TASK STATEMENT:
Count, in the entries below, the lines in which "React" occurs. Give the number, nothing more.

DATA FOR THE TASK:
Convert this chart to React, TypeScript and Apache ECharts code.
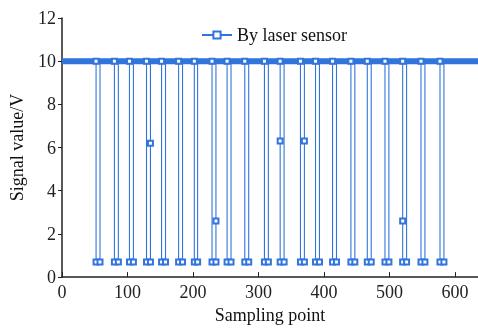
import React, { useEffect, useRef } from "react";
import * as echarts from "echarts";

// Sampling-point positions where each pulse falls and rises back
const pulseFall = [52, 80, 103, 129, 152, 178, 202, 229, 252, 279, 309, 333, 364, 387, 413, 441, 466, 493, 520, 548, 577];
const pulseRise = [58, 86, 109, 135, 158, 184, 207, 235, 258, 285, 315, 339, 370, 393, 419, 447, 472, 499, 526, 554, 583];
// Low level reached by each pulse (V)
const pulseLow = [0.7, 0.7, 0.7, 0.7, 0.7, 0.7, 0.7, 0.7, 0.7, 0.7, 0.7, 0.7, 0.7, 0.7, 0.7, 0.7, 0.7, 0.7, 0.7, 0.7, 0.7];
// Intermediate samples on the falling / rising edges (null = none)
const fallMid: (number | null)[] = [null, null, null, null, null, null, null, null, null, null, null, 6.3, null, null, null, null, null, null, 2.6, null, null];
const riseMid: (number | null)[] = [null, null, null, 6.2, null, null, null, 2.6, null, null, null, null, 6.3, null, null, null, null, null, null, null, null];
const highLevel = 10;
const xStart = 0;
const xEnd = 635;
const yTicks = [0, 2, 4, 6, 8, 10, 12];
const xTicks = [0, 100, 200, 300, 400, 500, 600];

const FONT = "Liberation Serif";
const BLUE = "#3174dc";

export default function App() {
  const ref = useRef<HTMLDivElement>(null);
  useEffect(() => {
    if (!ref.current) return;
    const chart = echarts.init(ref.current, undefined, { renderer: "svg" });

    const data: any[] = [{ value: [xStart, highLevel], symbol: "none" }];
    pulseFall.forEach((a, i) => {
      const b = pulseRise[i];
      data.push({ value: [a, highLevel] });
      if (fallMid[i] != null) data.push({ value: [a, fallMid[i]] });
      data.push({ value: [a, pulseLow[i]] });
      data.push({ value: [b, pulseLow[i]] });
      if (riseMid[i] != null) data.push({ value: [b, riseMid[i]] });
      data.push({ value: [b, highLevel], symbol: "none" });
    });
    data.push({ value: [xEnd, highLevel], symbol: "none" });

    const axisText = { fontFamily: FONT, fontSize: 18, color: "#222" };

    chart.setOption({
      animation: false,
      grid: { left: 56, right: 0, top: 18, bottom: 46, containLabel: false },
      legend: {
        data: ["By laser sensor"],
        left: 196,
        top: 21,
        itemWidth: 30,
        itemHeight: 9,
        itemGap: 6,
        textStyle: { fontFamily: FONT, fontSize: 18, color: "#111" },
      },
      xAxis: {
        type: "value",
        min: xTicks[0],
        max: xEnd,
        interval: 100,
        name: "Sampling point",
        nameLocation: "middle",
        nameGap: 28,
        nameTextStyle: { fontFamily: FONT, fontSize: 18, color: "#111" },
        axisLine: { lineStyle: { color: "#222", width: 1.5 } },
        axisTick: { inside: true, length: 5, lineStyle: { color: "#222" } },
        axisLabel: { ...axisText, margin: 6 },
        splitLine: { show: false },
      },
      yAxis: {
        type: "value",
        min: yTicks[0],
        max: yTicks[yTicks.length - 1],
        interval: 2,
        name: "Signal value/V",
        nameLocation: "middle",
        nameGap: 36,
        nameTextStyle: { fontFamily: FONT, fontSize: 18, color: "#111" },
        axisLine: { show: true, lineStyle: { color: "#222", width: 1.5 } },
        axisTick: { show: true, inside: false, length: 4, lineStyle: { color: "#222" } },
        axisLabel: { ...axisText, margin: 6 },
        splitLine: { show: false },
      },
      series: [
        {
          type: "line",
          name: "band",
          data: [[xStart, highLevel], [xEnd, highLevel]],
          symbol: "none",
          lineStyle: { color: BLUE, width: 6 },
          silent: true,
          z: 1,
        },
        {
          type: "line",
          name: "By laser sensor",
          data,
          symbol: "emptyRect",
          symbolSize: 5,
          itemStyle: { color: BLUE, borderColor: BLUE, borderWidth: 1.3 },
          lineStyle: { color: BLUE, width: 1.1 },
          z: 2,
        },
      ],
    });
    return () => chart.dispose();
  }, []);
  return <div ref={ref} style={{ position: "fixed", left: 0, top: 0, width: 478, height: 329 }} />;
}
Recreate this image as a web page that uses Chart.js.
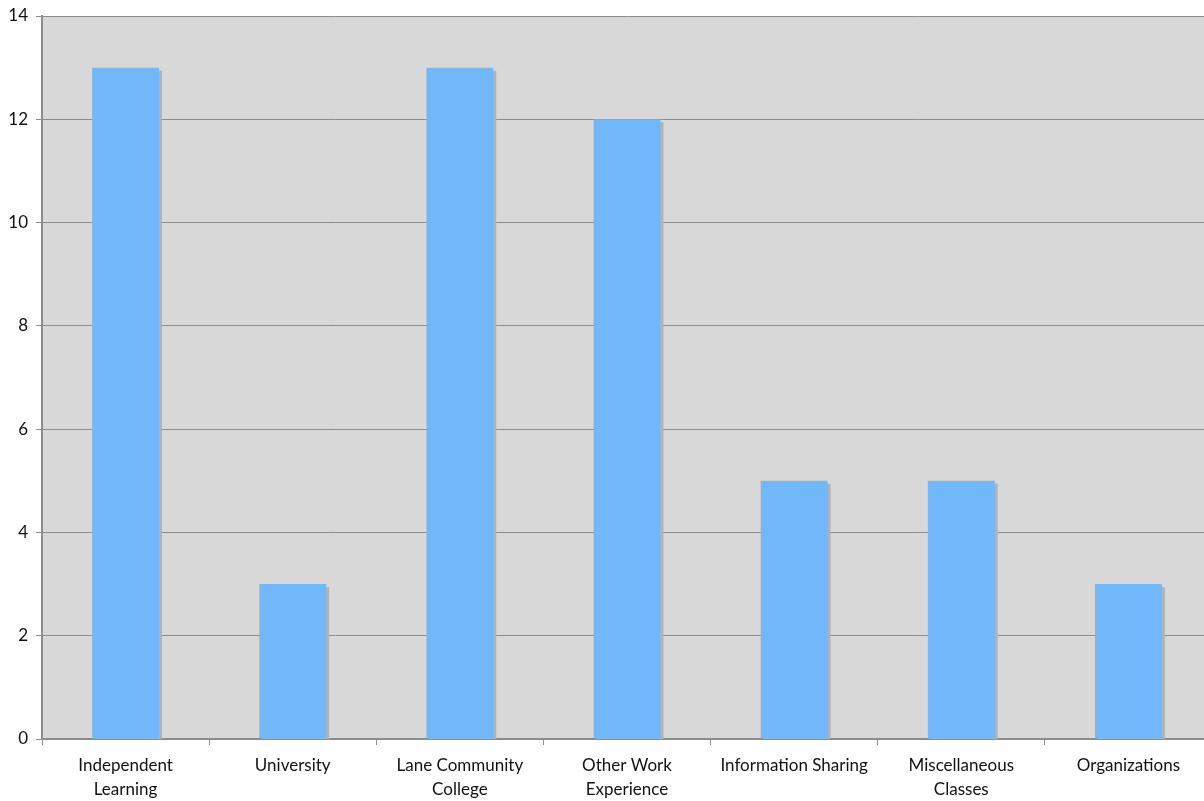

RESPONSE:
2